While Kasteel Eerde was hiding and educating Jewish students, there were other Jewish youth and military personal who took refuge at the estate. There were other members of the Dutch resistance that also took to hiding Jewish children at Kasteel Eerde because of it location in forested and rural part in the eastern Netherlands. One of these groups was the Utrecht Kindercomite (Utrecht Children’s Committee), a group of former students from the University of Utrecht who refused to sign Nazi allegiance papers when university students and staff where forced to by the Nazis. The Kindercomite was dedicated to helping save Jewish children from the Nazis by hiding them among the Dutch population. One member of the Utrecht Kindercomite, Anne Maclaine Pont, personally new Baron Phillip van Pallandt and approached him to ask if Jewish children could be hidden on his property. Anne Maclaine Pont already new of the Baron’s involvement in hiding Jewish children and military personnel on his property and was not disappointed when the Baron agreed to hiding an additional seven children on his property. The children were hidden in a small house on the estate but the exact location is not known (the estate also has a farming hamlet with a dozen or so houses).
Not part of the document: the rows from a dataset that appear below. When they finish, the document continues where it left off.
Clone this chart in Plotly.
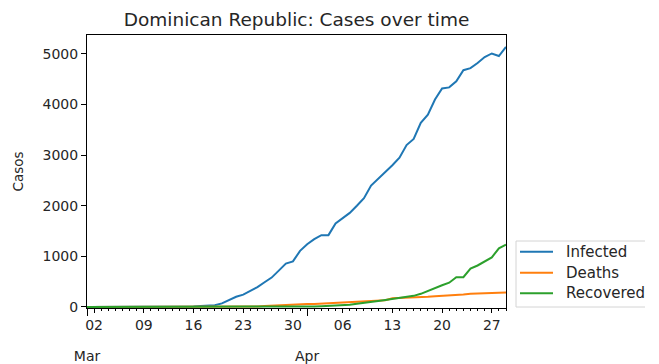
import pandas as pd
import plotly.graph_objects as go

# Daily cumulative counts, 1 Mar - 29 Apr 2020
dates = pd.date_range("2020-03-01", "2020-04-29", freq="D")

infected = [1, 1, 1, 1, 1, 1, 1, 5, 5, 5,
            5, 5, 5, 5, 11, 11, 21, 21, 34, 72,
            140, 202, 245, 312, 392, 488, 581, 719, 859, 901,
            1109, 1240, 1340, 1420, 1420, 1650, 1760, 1860, 2000, 2150,
            2400, 2530, 2650, 2800, 2950, 3200, 3320, 3640, 3800, 4100,
            4320, 4340, 4460, 4680, 4720, 4820, 4940, 5010, 4960, 5140]

deaths = [0, 0, 0, 0, 0, 0, 0, 0, 0, 0,
          0, 0, 0, 0, 0, 0, 0, 1, 2, 3,
          3, 3, 6, 10, 10, 20, 28, 35, 39, 42,
          51, 57, 60, 68, 75, 82, 86, 98, 108, 118,
          120, 126, 135, 173, 177, 183, 189, 196, 200, 212,
          217, 226, 235, 245, 260, 265, 273, 278, 282, 286]

recovered = [0, 0, 0, 0, 0, 0, 0, 0, 0, 0,
             0, 0, 0, 0, 0, 0, 0, 0, 0, 0,
             0, 0, 0, 1, 1, 1, 2, 2, 3, 3,
             3, 4, 10, 15, 20, 25, 30, 45, 65, 80,
             100, 120, 140, 160, 180, 195, 220, 260, 320, 380,
             430, 480, 590, 590, 760, 820, 900, 980, 1160, 1230]

series_names = ["Infected", "Deaths", "Recovered"]
series_colors = ["#1f77b4", "#ff7f0e", "#2ca02c"]

week_ticks = pd.date_range("2020-03-02", "2020-04-27", freq="7D")
week_labels = [d.strftime("%d") for d in week_ticks]
month_ticks = pd.to_datetime(["2020-03-01", "2020-04-01"])
month_labels = ["Mar", "Apr"]
y_ticks = [0, 1000, 2000, 3000, 4000, 5000]

FONT = "DejaVu Sans"
TEXT = "#262626"

# plot-area geometry in pixels (figure is 645 x 364)
W, H = 645, 364
L, R, T, B = 87, 139, 35, 56
PW, PH = W - L - R, H - T - B


def px_x(px):
    return (px - L) / PW


def px_y(py):
    return (H - B - py) / PH


fig = go.Figure()
for name, vals, col in zip(series_names, [infected, deaths, recovered], series_colors):
    fig.add_trace(go.Scatter(x=dates, y=vals, mode="lines", name=name,
                             line=dict(color=col, width=2)))

# invisible carrier for the month axis
fig.add_trace(go.Scatter(x=dates, y=infected, xaxis="x2", mode="lines",
                         line=dict(width=0), opacity=0, showlegend=False,
                         hoverinfo="skip"))

# legend box beside the axes, drawn as shapes + text
shapes = [dict(type="rect", xref="paper", yref="paper",
               x0=px_x(516), x1=px_x(700), y0=px_y(307), y1=px_y(241),
               line=dict(color="#d4d4d4", width=1), fillcolor="rgba(255,255,255,0.8)",
               layer="above")]
annotations = []
row_y = [251.7, 272.7, 293.3]
for name, col, ry in zip(series_names, series_colors, row_y):
    shapes.append(dict(type="line", xref="paper", yref="paper",
                       x0=px_x(520), x1=px_x(553), y0=px_y(ry), y1=px_y(ry),
                       line=dict(color=col, width=2), layer="above"))
    annotations.append(dict(text=name, xref="paper", yref="paper",
                            x=px_x(564), y=px_y(ry), xanchor="left", yanchor="middle",
                            showarrow=False, font=dict(size=15, color=TEXT)))

x_range = [dates[0], dates[-1]]

fig.update_layout(
    width=W, height=H,
    margin=dict(l=L, r=R, t=T, b=B, autoexpand=False),
    paper_bgcolor="white", plot_bgcolor="white",
    font=dict(family=FONT, size=14, color=TEXT),
    title=dict(text="Dominican Republic: Cases over time", x=0.5, xref="paper",
               y=1 - 20 / H, yref="container", yanchor="middle", xanchor="center",
               font=dict(size=18.5, color=TEXT)),
    xaxis=dict(type="date", range=x_range, tickvals=week_ticks, ticktext=week_labels,
               ticks="outside", ticklen=4, tickcolor="black", showgrid=False,
               showline=True, linecolor="black", linewidth=1, mirror=True,
               zeroline=False, tickfont=dict(size=14),
               minor=dict(ticks="outside", dtick=86400000, tick0="2020-03-01",
                          ticklen=2, tickcolor="black", showgrid=False)),
    xaxis2=dict(type="date", range=x_range, overlaying="x", anchor="y", side="bottom",
                tickvals=month_ticks, ticktext=month_labels, ticks="outside",
                ticklen=7, tickcolor="black", showgrid=False, showline=False,
                zeroline=False, tickfont=dict(size=14), ticklabelstandoff=28),
    yaxis=dict(range=[-20, 5375], tickvals=y_ticks, ticks="outside", ticklen=5,
               tickcolor="black", showgrid=False, showline=True, linecolor="black",
               linewidth=1, mirror=True, zeroline=False, tickfont=dict(size=14),
               title=dict(text="Casos", standoff=15, font=dict(size=13.5))),
    shapes=shapes,
    annotations=annotations,
    showlegend=False,
)

fig.write_html("out.html")
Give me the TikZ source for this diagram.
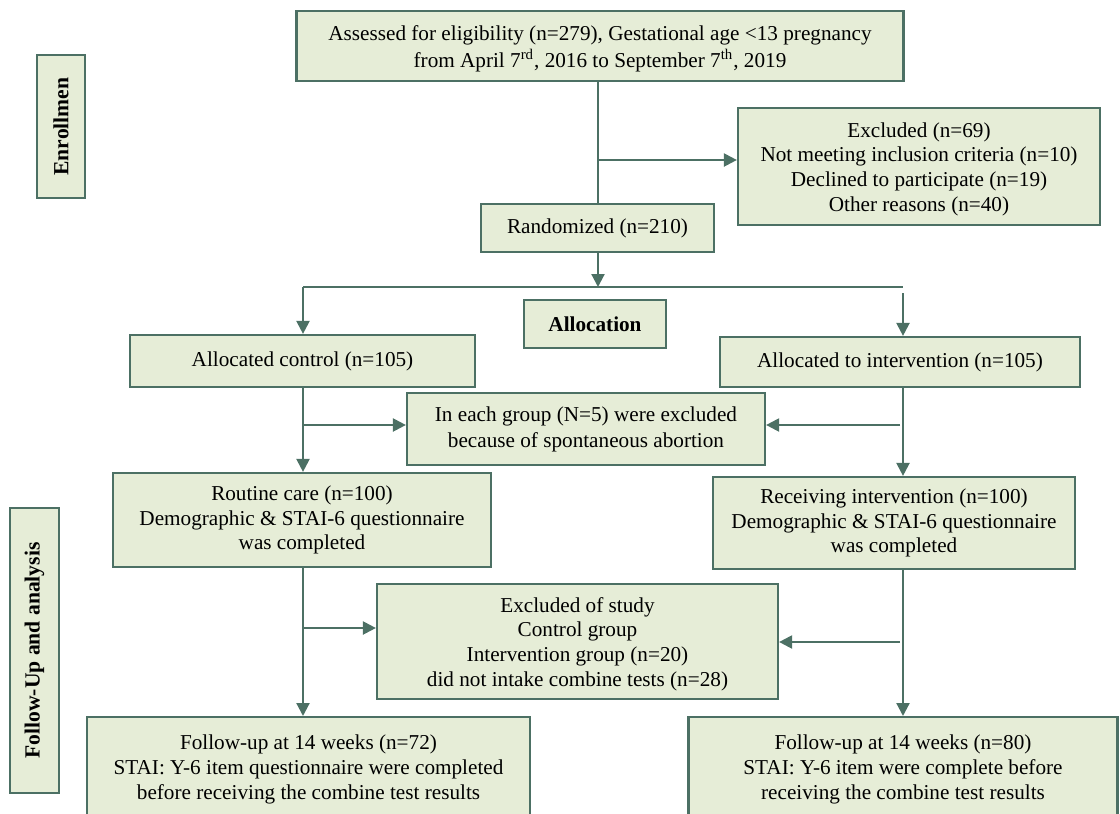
\documentclass[tikz,border=0pt]{standalone}
\usepackage{fontspec}
\setmainfont{Liberation Serif}
\usetikzlibrary{arrows.meta}
\definecolor{bx}{RGB}{230,237,215}
\definecolor{ln}{RGB}{76,112,100}
\begin{document}
\begin{tikzpicture}[x=0.5pt,y=-0.5pt,
  box/.style={draw=ln,fill=bx,line width=1.1pt,inner sep=0pt,align=center,
    font=\fontsize{10.6}{12.2}\selectfont},
  side/.style={box,rotate=90,font=\fontsize{10.8}{11}\selectfont\bfseries},
  con/.style={draw=ln,line width=1.1pt},
  arr/.style={con,-{Triangle[length=6.5pt,width=6.5pt]}}]
\useasboundingbox (0,0) rectangle (1120,814);
\clip (0,0) rectangle (1120,814);
% nodes
\node[box,minimum width=303.5pt,minimum height=35pt,font=\fontsize{10.6}{13.5}\selectfont] (assess) at (600,46)
  {\rule{0pt}{10pt}Assessed for eligibility (n=279), Gestational age <13 pregnancy\\
   from April 7\textsuperscript{rd}, 2016 to September 7\textsuperscript{th}, 2019};
\node[side,minimum width=71.5pt,minimum height=24pt] (enrol) at (61,126.5) {Enrollmen};
\node[box,minimum width=181pt,minimum height=58.5pt,font=\fontsize{10.6}{12.3}\selectfont] (excl) at (919,166.5)
  {\rule{0pt}{10pt}Excluded (n=69)\\Not meeting inclusion criteria (n=10)\\Declined to participate (n=19)\\Other reasons (n=40)};
\node[box,minimum width=116.5pt,minimum height=24pt] (rand) at (597.5,228) {Randomized (n=210)};
\node[box,minimum width=71pt,minimum height=24pt,font=\fontsize{10.6}{11}\selectfont\bfseries] (alloc) at (595,324) {Allocation};
\node[box,minimum width=172.5pt,minimum height=26pt] (ctrl) at (302.5,361) {Allocated control (n=105)};
\node[box,minimum width=180pt,minimum height=25pt] (intv) at (900,362) {Allocated to intervention (n=105)};
\node[box,minimum width=179pt,minimum height=36pt,font=\fontsize{10.6}{13}\selectfont] (abort) at (586,429)
  {In each group (N=5) were excluded\\because of spontaneous abortion};
\node[box,minimum width=189pt,minimum height=47pt] (rout) at (302,520)
  {Routine care (n=100)\\Demographic \& STAI-6 questionnaire\\was completed};
\node[box,minimum width=181pt,minimum height=46pt] (recv) at (894,523)
  {Receiving intervention (n=100)\\Demographic \& STAI-6 questionnaire\\was completed};
\node[side,minimum width=142.5pt,minimum height=24.5pt] (fol) at (34.5,650.5) {Follow-Up and analysis};
\node[box,minimum width=200.5pt,minimum height=57.5pt,font=\fontsize{10.6}{12.3}\selectfont] (study) at (577.5,641.5)
  {\rule{0pt}{10pt}Excluded of study\\Control group\\Intervention group (n=20)\\did not intake combine tests (n=28)};
\node[box,anchor=north,minimum width=221.5pt,inner ysep=9pt,font=\fontsize{10.6}{12.5}\selectfont] (fu1) at (308.5,716)
  {Follow-up at 14 weeks (n=72)\\STAI: Y-6 item questionnaire were completed\\before receiving the combine test results\\ \strut\\ \strut};
\node[box,anchor=north,minimum width=214.5pt,inner ysep=9pt,font=\fontsize{10.6}{12.5}\selectfont] (fu2) at (903,716)
  {Follow-up at 14 weeks (n=80)\\STAI: Y-6 item were complete before\\receiving the combine test results\\ \strut\\ \strut};
% coordinates
\coordinate (b1) at (598,160);
\coordinate (hl) at (303,287);
\coordinate (hm) at (598,287);
\coordinate (hr) at (903,287);
\coordinate (rt) at (903,293);
\coordinate (b2) at (303,425);
\coordinate (b3) at (900,425);
\coordinate (b4) at (303,628);
\coordinate (b5) at (900,642);
% connectors
\draw[con] (assess.south -| b1) -- (rand.north -| b1);
\draw[arr] (b1) -- (excl.west |- b1);
\draw[arr] (rand.south -| hm) -- (hm);
\draw[con] (hl) -- (hr);
\draw[arr] (hl) -- (ctrl.north -| hl);
\draw[arr] (rt) -- (intv.north -| rt);
\draw[arr] (ctrl.south -| hl) -- (rout.north -| hl);
\draw[arr] (b2) -- (abort.west |- b2);
\draw[arr] (intv.south -| rt) -- (recv.north -| rt);
\draw[arr] (b3) -- (abort.east |- b3);
\draw[arr] (rout.south -| hl) -- (fu1.north -| hl);
\draw[arr] (b4) -- (study.west |- b4);
\draw[arr] (recv.south -| rt) -- (fu2.north -| rt);
\draw[arr] (b5) -- (study.east |- b5);
\end{tikzpicture}
\end{document}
While the exact location of where the seven additional Jewish youth who were connected with Utrecht Kindercomite where hidden, the location of where the U.S. airman and the Dutch reserver officer where hidden is well known. Baron Phillip van Pallandt mentions in his letter that there where two onderduikers, those being hunted and hiding from the Nazis, hiding in the garden of his cottage. The Dutch reserve officer, the brother of Willie (Phillip’s wife?) had been hiding in the cottage garden for two years and during the last seven months of the war was joined by a U.S. airman who’s plane had gone down near Kasteel Eerde. The two men in hiding also had a radio (an item that the Germans didn’t allow) and provided the Pallandt family with much needed war time news. Baron van Pallandt hid Willie’s brother and the airman despite knowing that if the Germans found out the family would be shot. Willie’s brother, the U.S. airman, and he seven Jewish children associated with Kindercomite all survived the war and were liberated on April 6th, 1945 by Canadian forces, namely the Manitoba Dragoons while the village of Ommen was liberated by the Black Watch (Royal Highland Regiment) of Canada.
(Bottom Row: Photo of one of several centuries hold tapestries found in the Great Hall. The tapestries are currently undergoing restoration. Second photo: View of the canal to the Regge River from the library and study hall on the second floor of the castle. Third photo: Cottage where Erin van Pallandt lives and where Willie’s brother and the U.S. airman hid. Fourth photo: What my sister, parents and I called the White House. The Jewish youth associated with the Kindercomite might have hid in a house like this but smaller.)
Kasteel Eerde is now the International School of Eerde (ISE) with CIS (Council of International Schools) and IPC (International Primary Curriculum) accreditation. The school also uses the IPC for primary education, IMYC/CS1 (International Middle Year Curriculum), IGCSE, and IB (International Baccalaureate) programs. The estate is now a protected site under the (Dutch) Heritage Foundation and the estate building is currently undergoing restoration.